Our work is used by other people, and we in turn depend on the work of others. Any decision we take affects others, so we take these consequences into account when making decisions. Even if it’s not obvious, contributions to FINkers United impact the work of others. For example, changes to code, infrastructure, policy, documentation, and translations during a release may negatively impact others’ work. Be considerate to others.

Be respectful.

The FINkers United community and its members treat one another with respect. Everyone can make a valuable contribution. We may not always agree, but disagreement is no excuse for poor behavior. We cannot allow frustration to turn into more than that. Remember that a community where people feel uncomfortable or threatened is not a productive one. Be respectful when dealing with other contributors as well as with people outside the community.

Be collaborative.

Collaboration is central to FINkers United and to the larger free software community. Collaboration reduces redundancy, and improves the quality of work. Internally and externally, we are always open to collaboration. Wherever possible, we work closely with upstream projects and others in the free software community to coordinate technical, advocacy, documentation, and other work. Any work is done transparently and should involve as many interested parties as early as possible. Be collaborative.
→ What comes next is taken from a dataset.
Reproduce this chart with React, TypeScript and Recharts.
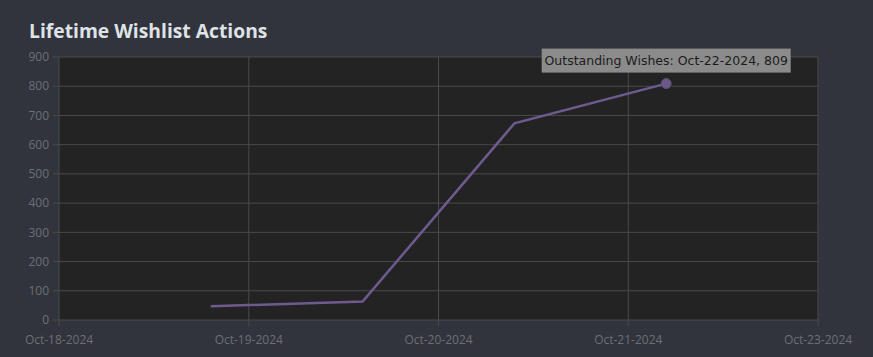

Cross-check with others when you disagree.

Disagreements, both social and technical, happen all the time. It is important we solve disagreements and differing views constructively and with the help of the community. We have the Steering Committee, project maintainers and a series of other governance bodies which help to decide the right course of action. When goals differ, we encourage people to fork the relevant code, so that the community can test new ideas and contribute to the discussion. Cross-check with others when you disagree.

Ask for help if unsure.

Nobody knows everything, and nobody is expected to be perfect. Asking questions avoids many problems down the road, and so questions are encouraged. Use the forum to find the desired responses. Ask for help if unsure.

Step down considerately.

Members can come and leave at any point in time. When somebody leaves or disengages, in whole or in part, we ask that they do so in a way that minimizes disruption to the project. Tell people you are leaving and take the proper steps to ensure that others pick up where you left off. Step down considerately.

Mailing lists and web forums.

Mailing lists and the forum are essential for the community. So:

1. Please use a valid email address where you can be reached.
2. Please avoid flamewars, trolling, personal attacks, and repetitive arguments. On technical matters, the project maintainers can make a final decision. On matters of community conduct, the Steering Committee can make a final decision.